La nature fournit de nombreux services

La démarche 55 000 ha de nature voulait donc démontrer que plus de nature allait de pair avec plus de ville. Elle s’est donc attachée à répondre aux questions suivantes :

  • Comment favoriser une prise de conscience de la biodiversité urbaine ?
  • Quels partenariats inventer pour rendre les grands territoires accessibles au public ?
  • Comment valoriser les zones humides ou inondables, en leur redonnant des usages par une diversité de publics ?
  • Par quels moyens encourager une agriculture locale viable ?
  • Comment mieux prendre en compte les continuités naturelles indispensables au maintien de la biodiversité, à l’infiltration de l’eau de pluie, à l’épuration des polluants et au rafraîchissement de l’air ?
  • Comment, enfin, aménager des projets Nature dans des friches inexploitées, des terrains en attente pour une nature utile ?
  • Comment faire émerger une identité territoriale à partir d’une trame verte et bleue renforcée ?
  • Comment donner une valeur économique aux grands territoires de nature ?
  • Comment faire pour que la nature soit le catalyseur de la ville dense ?

Propositions stratégiques

La démarche a produit un ensemble important de projets de territoire, d’outils opérationnels, et de méthodes.

Aujourd’hui, Bordeaux Métropole s’approprie ce matériau formidable pour engager une stratégie métropolitaine Zones Humides et Biodiversité, étudier des projets de reconversion de friches ferroviaires en voie verte. Il doit permettre de décider d’une stratégie foncière au service de la nature, définir une politique métropolitaine en matière d’agriculture durable et alimentaire.
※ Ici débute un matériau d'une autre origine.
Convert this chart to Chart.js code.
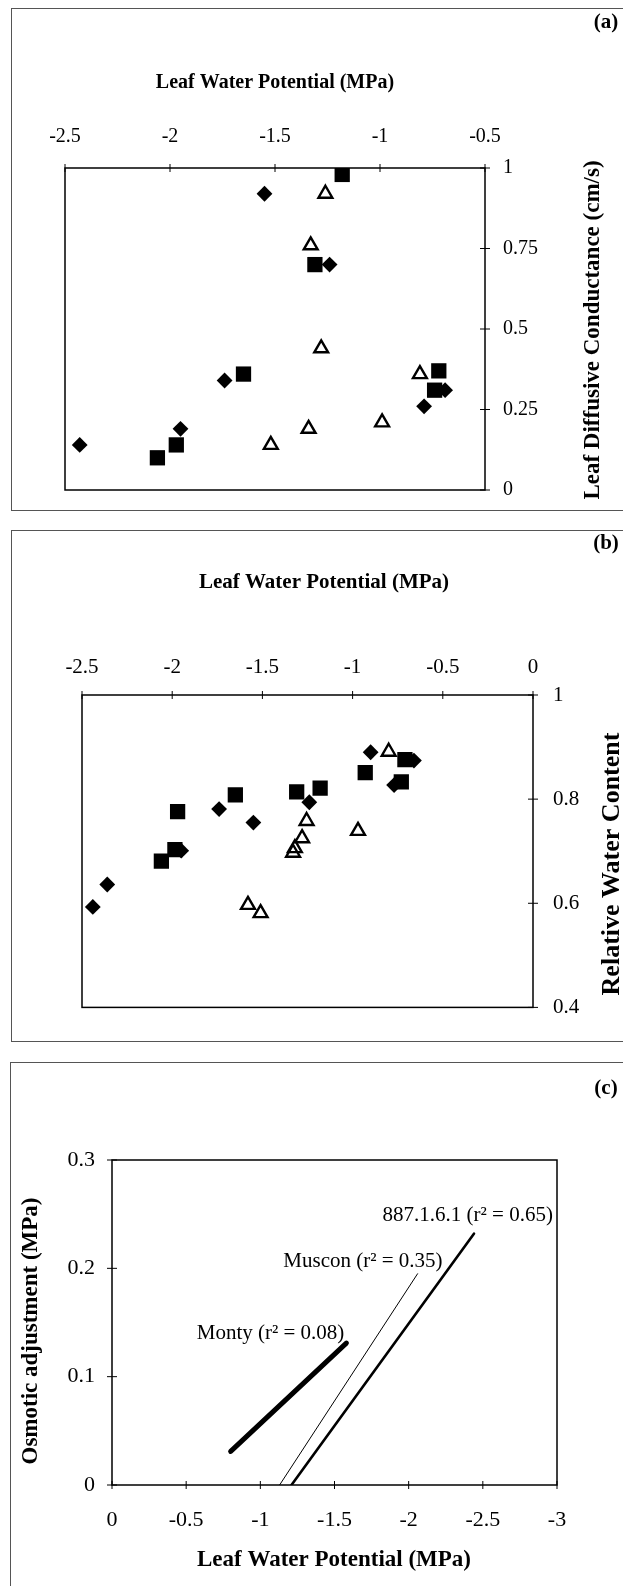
<!DOCTYPE html>
<html>
<head>
<meta charset="utf-8">
<script src="https://cdn.jsdelivr.net/npm/chart.js@4.4.1/dist/chart.umd.min.js"></script>
<style>
  html, body { margin: 0; padding: 0; background: #fff; }
  body { position: relative; width: 623px; height: 1586px; overflow: hidden; }
  .frame { position: absolute; border: 1.5px solid #555; width: 700px; }
  canvas { position: absolute; left: 0; }
</style>
</head>
<body>
<div class="frame" style="left:11px; top:8px; height:501px"></div>
<div class="frame" style="left:11px; top:530px; height:510px"></div>
<div class="frame" style="left:10px; top:1062px; height:600px"></div>
<canvas id="chartA" width="623" height="520" style="top:0"></canvas>
<canvas id="chartB" width="623" height="520" style="top:520px"></canvas>
<canvas id="chartC" width="623" height="546" style="top:1040px"></canvas>
<script>
// (a) leaf water potential (MPa) vs leaf diffusive conductance (cm/s)
const lwpA_diamond = [-2.43, -1.95, -1.74, -1.55, -1.24, -0.79, -0.69];
const condA_diamond = [0.14, 0.19, 0.34, 0.92, 0.70, 0.26, 0.31];
const lwpA_square = [-2.06, -1.97, -1.65, -1.31, -1.18, -0.74, -0.72];
const condA_square = [0.10, 0.14, 0.36, 0.70, 0.98, 0.31, 0.37];
const lwpA_triangle = [-1.52, -1.34, -1.28, -1.33, -1.26, -0.99, -0.81];
const condA_triangle = [0.14, 0.19, 0.44, 0.76, 0.92, 0.21, 0.36];
const xTicksA = [-2.5, -2, -1.5, -1, -0.5];
const yTicksA = [0, 0.25, 0.5, 0.75, 1];

// (b) leaf water potential (MPa) vs relative water content
const lwpB_diamond = [-2.44, -2.36, -1.95, -1.74, -1.55, -1.24, -0.90, -0.77, -0.66];
const rwcB_diamond = [0.593, 0.636, 0.701, 0.781, 0.755, 0.794, 0.89, 0.827, 0.874];
const lwpB_square = [-2.06, -1.985, -1.97, -1.65, -1.31, -1.18, -0.93, -0.73, -0.71];
const rwcB_square = [0.681, 0.703, 0.776, 0.808, 0.814, 0.821, 0.851, 0.833, 0.876];
const lwpB_triangle = [-1.58, -1.51, -1.33, -1.32, -1.28, -1.255, -0.97, -0.80];
const rwcB_triangle = [0.597, 0.581, 0.697, 0.706, 0.725, 0.758, 0.739, 0.891];
const xTicksB = [-2.5, -2, -1.5, -1, -0.5, 0];
const yTicksB = [0.4, 0.6, 0.8, 1];

// (c) fitted lines, osmotic adjustment (MPa) vs leaf water potential (MPa)
const lineNames = ['Monty', 'Muscon', '887.1.6.1'];
const lineR2 = ['0.08', '0.35', '0.65'];
const lwpC_monty = [-0.80, -1.58];
const oaC_monty = [0.031, 0.131];
const lwpC_muscon = [-1.13, -2.06];
const oaC_muscon = [0, 0.195];
const lwpC_887 = [-1.21, -2.44];
const oaC_887 = [0, 0.232];
const xTicksC = [0, -0.5, -1, -1.5, -2, -2.5, -3];
const yTicksC = [0, 0.1, 0.2, 0.3];

const SERIF = '"Liberation Serif", "Times New Roman", serif';
const pts = (xs, ys) => xs.map((x, i) => ({ x, y: ys[i] }));

const markers = {
  diamond: { pointStyle: 'rectRot', pointRadius: 7.9, pointBackgroundColor: '#000', pointBorderColor: '#000', pointBorderWidth: 0 },
  square: { pointStyle: 'rect', pointRadius: 10.8, pointBackgroundColor: '#000', pointBorderColor: '#000', pointBorderWidth: 0 },
  triangle: { pointStyle: 'triangle', pointRadius: 8, pointBackgroundColor: 'rgba(255,255,255,0)', pointBorderColor: '#000', pointBorderWidth: 2.4 }
};

function axis(position, min, max, tickValues, fontSize, pad, fitSize, reverse) {
  return {
    type: 'linear', position, min, max, reverse: !!reverse,
    afterBuildTicks: s => { s.ticks = tickValues.map(v => ({ value: v })); },
    afterFit: s => { if (s.isHorizontal()) s.height = fitSize; else s.width = fitSize; },
    ticks: {
      color: '#000', font: { family: SERIF, size: fontSize }, padding: pad,
      maxRotation: 0, autoSkip: false, callback: v => String(v)
    },
    grid: { display: false, drawTicks: false },
    border: { display: false }
  };
}

// box, crossing tick marks, titles and line notes
const decor = {
  id: 'decor',
  afterDraw(chart, args, opts) {
    const { ctx, chartArea: a } = chart;
    const xs = chart.scales.x, ys = chart.scales.y;
    ctx.save();
    ctx.strokeStyle = '#000';
    ctx.lineWidth = 1.5;
    ctx.strokeRect(a.left, a.top, a.right - a.left, a.bottom - a.top);
    ctx.lineWidth = 1;
    ctx.beginPath();
    const xEdge = xs.position === 'top' ? a.top : a.bottom;
    xs.ticks.forEach(t => {
      const p = xs.getPixelForValue(t.value);
      ctx.moveTo(p, xEdge - 4); ctx.lineTo(p, xEdge + 4);
    });
    const yEdge = ys.position === 'right' ? a.right : a.left;
    ys.ticks.forEach(t => {
      const p = ys.getPixelForValue(t.value);
      ctx.moveTo(yEdge - 5, p); ctx.lineTo(yEdge + 5, p);
    });
    ctx.stroke();

    ctx.fillStyle = '#000';
    ctx.textBaseline = 'middle';
    (opts.texts || []).forEach(t => {
      ctx.save();
      ctx.font = (t.bold ? 'bold ' : '') + t.size + 'px ' + SERIF;
      ctx.textAlign = t.align || 'center';
      ctx.translate(t.x, t.y);
      if (t.rot) ctx.rotate(t.rot);
      ctx.fillText(t.text, 0, 0);
      ctx.restore();
    });

    (opts.notes || []).forEach(n => {
      const meta = chart.getDatasetMeta(n.dataset);
      const end = meta.data[meta.data.length - 1];
      ctx.font = n.size + 'px ' + SERIF;
      ctx.textAlign = 'right';
      ctx.fillText(n.text, end.x + n.dx, end.y + n.dy);
    });
    ctx.restore();
  }
};

Chart.defaults.animation = false;
Chart.defaults.font.family = SERIF;

// (a)
new Chart(document.getElementById('chartA'), {
  type: 'scatter',
  data: {
    datasets: [
      { label: 'filled diamond', data: pts(lwpA_diamond, condA_diamond), ...markers.diamond },
      { label: 'filled square', data: pts(lwpA_square, condA_square), ...markers.square },
      { label: 'open triangle', data: pts(lwpA_triangle, condA_triangle), ...markers.triangle }
    ]
  },
  options: {
    responsive: false,
    events: [],
    layout: { padding: { left: 65, right: 38, top: 0, bottom: 27 } },
    scales: {
      x: axis('top', -2.5, -0.5, xTicksA, 20, 19, 168),
      y: axis('right', 0, 1, yTicksA, 20, 18, 100)
    },
    plugins: {
      legend: { display: false },
      tooltip: { enabled: false },
      decor: {
        texts: [
          { text: 'Leaf Water Potential (MPa)', x: 275, y: 83, size: 20, bold: true },
          { text: '(a)', x: 606, y: 23, size: 21, bold: true },
          { text: 'Leaf Diffusive Conductance (cm/s)', x: 593, y: 330, size: 23, bold: true, rot: -Math.PI / 2 }
        ]
      }
    }
  },
  plugins: [decor]
});

// (b)
new Chart(document.getElementById('chartB'), {
  type: 'scatter',
  data: {
    datasets: [
      { label: 'filled diamond', data: pts(lwpB_diamond, rwcB_diamond), ...markers.diamond },
      { label: 'filled square', data: pts(lwpB_square, rwcB_square), ...markers.square },
      { label: 'open triangle', data: pts(lwpB_triangle, rwcB_triangle), ...markers.triangle }
    ]
  },
  options: {
    responsive: false,
    events: [],
    layout: { padding: { left: 82, right: 10, top: 0, bottom: 15 } },
    scales: {
      x: axis('top', -2.5, 0, xTicksB, 21, 15, 175),
      y: axis('right', 0.4, 1, yTicksB, 21, 20, 80)
    },
    plugins: {
      legend: { display: false },
      tooltip: { enabled: false },
      decor: {
        texts: [
          { text: 'Leaf Water Potential (MPa)', x: 324, y: 63, size: 21, bold: true },
          { text: '(b)', x: 606, y: 24, size: 21, bold: true },
          { text: 'Relative Water Content', x: 612, y: 344, size: 26, bold: true, rot: -Math.PI / 2 }
        ]
      }
    }
  },
  plugins: [decor]
});

// (c)
const lineStyle = (w) => ({ showLine: true, borderColor: '#000', borderWidth: w, pointRadius: 0, borderCapStyle: 'round' });
new Chart(document.getElementById('chartC'), {
  type: 'scatter',
  data: {
    datasets: [
      { label: lineNames[0], data: pts(lwpC_monty, oaC_monty), ...lineStyle(5) },
      { label: lineNames[1], data: pts(lwpC_muscon, oaC_muscon), ...lineStyle(1) },
      { label: lineNames[2], data: pts(lwpC_887, oaC_887), ...lineStyle(2.6) }
    ]
  },
  options: {
    responsive: false,
    events: [],
    layout: { padding: { left: 0, right: 66, top: 120, bottom: 0 } },
    scales: {
      x: axis('bottom', -3, 0, xTicksC, 22, 22, 101, true),
      y: axis('left', 0, 0.3, yTicksC, 22, 17, 112)
    },
    plugins: {
      legend: { display: false },
      tooltip: { enabled: false },
      decor: {
        texts: [
          { text: '(c)', x: 606, y: 49, size: 21, bold: true },
          { text: 'Osmotic adjustment (MPa)', x: 31, y: 291, size: 23, bold: true, rot: -Math.PI / 2 },
          { text: 'Leaf Water Potential (MPa)', x: 334, y: 520, size: 23, bold: true }
        ],
        notes: [
          { dataset: 0, text: lineNames[0] + ' (r\u00B2 = ' + lineR2[0] + ')', dx: -2, dy: -10, size: 21 },
          { dataset: 1, text: lineNames[1] + ' (r\u00B2 = ' + lineR2[1] + ')', dx: 25, dy: -12, size: 21 },
          { dataset: 2, text: lineNames[2] + ' (r\u00B2 = ' + lineR2[2] + ')', dx: 79, dy: -18, size: 21 }
        ]
      }
    }
  },
  plugins: [decor]
});
</script>
</body>
</html>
Il s’agit aussi de réinterroger ses pratiques d’aménagement, en animant un groupe de réflexion sur le rapport entre Nature et Économie et sur les modes de financement de la nature, d’utiliser des outils d’aménagement au service des grands espaces naturels et agricoles (l’opération d’aménagement d’intérêt métropolitain).

Enfin, il faut considérer la nature comme une source de valeurs et de valorisation du territoire.